Moore and Gibbons present a superhero who is only a superhero, only ever was a superhero, because he was psychologically damaged. And becomes most effective after he has gone insane.

Like Watchmen as a whole, the characterization of Rorschach turns the lens back into the genre itself, and reveals the pathology that has been underlying costumed superheroics all along.

What’s sad is that the writers inspired by Moore applied his approach to the likes of Batman (I think Moore’s Rorschach had more of an influence on late 1980s/early 1990s Batman comics than even Frank Miller’s landmark work with the character) and Green Arrow and Dr. Fate and dozens of other characters originally created for children.

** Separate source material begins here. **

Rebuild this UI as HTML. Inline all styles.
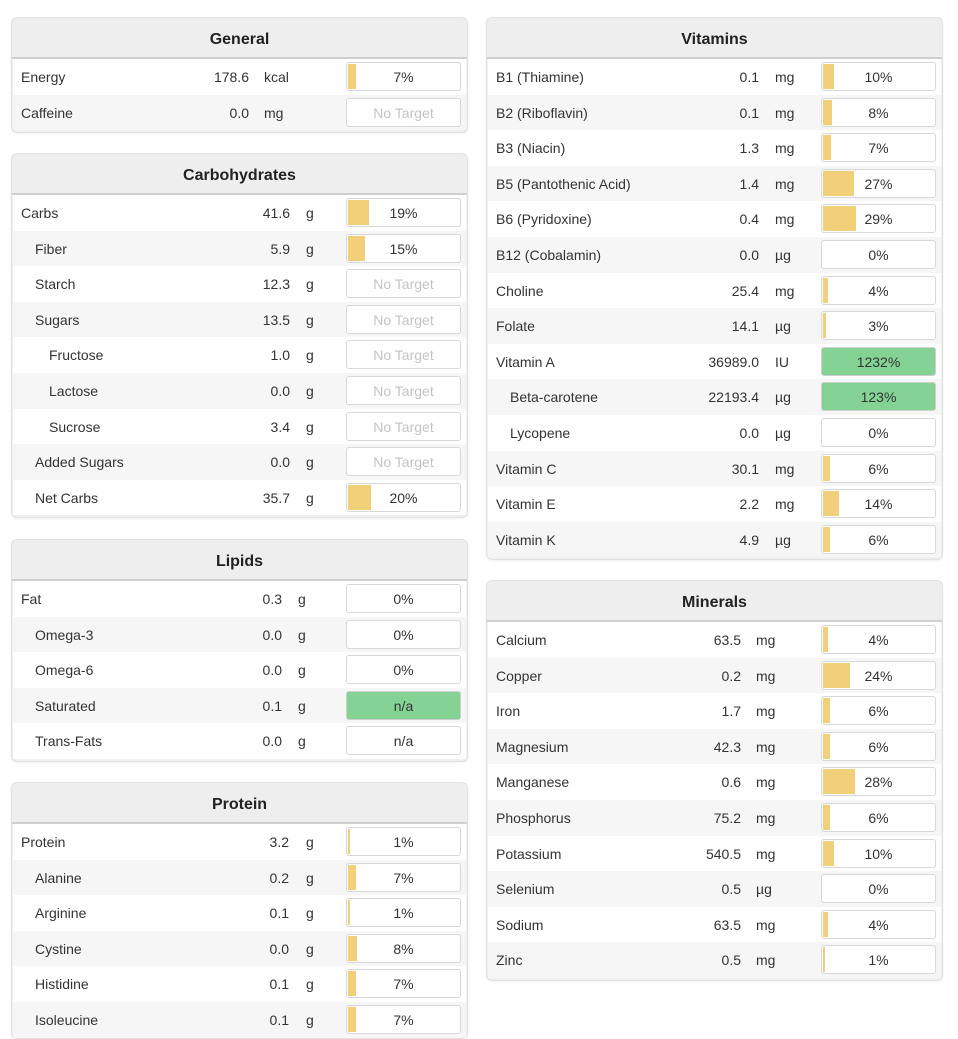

The loss of innocence embodied in this issue affected far more than the characters in this one story.

Yet, with Rorschach, what are we left with? He’s still the most popular character from the series—his “I’m not locked up in here with you. You’re locked up in here with me” line to his fellow prisoners is practically a catchphrase in some circles. He’s deranged, grotesquely violent, and yet sympathetic because of his past and because he restricts his brutal rage to those who “deserve” it. He’s also the only character in the story who seems to be able to figure out what’s really going on. He’s positioned as the hero of the series for a huge chunk of it.

He’s a reactionary, ultra-violent vigilante, created by the ultra-liberal Alan Moore, perhaps as a commentary on the American superhero, but not in a mocking, dismissive way.

Rorschach, a completely appalling character by almost any standard, is the beating heart of Watchmen. And we’re locked up inside the nine-panel grid with him. Hurm.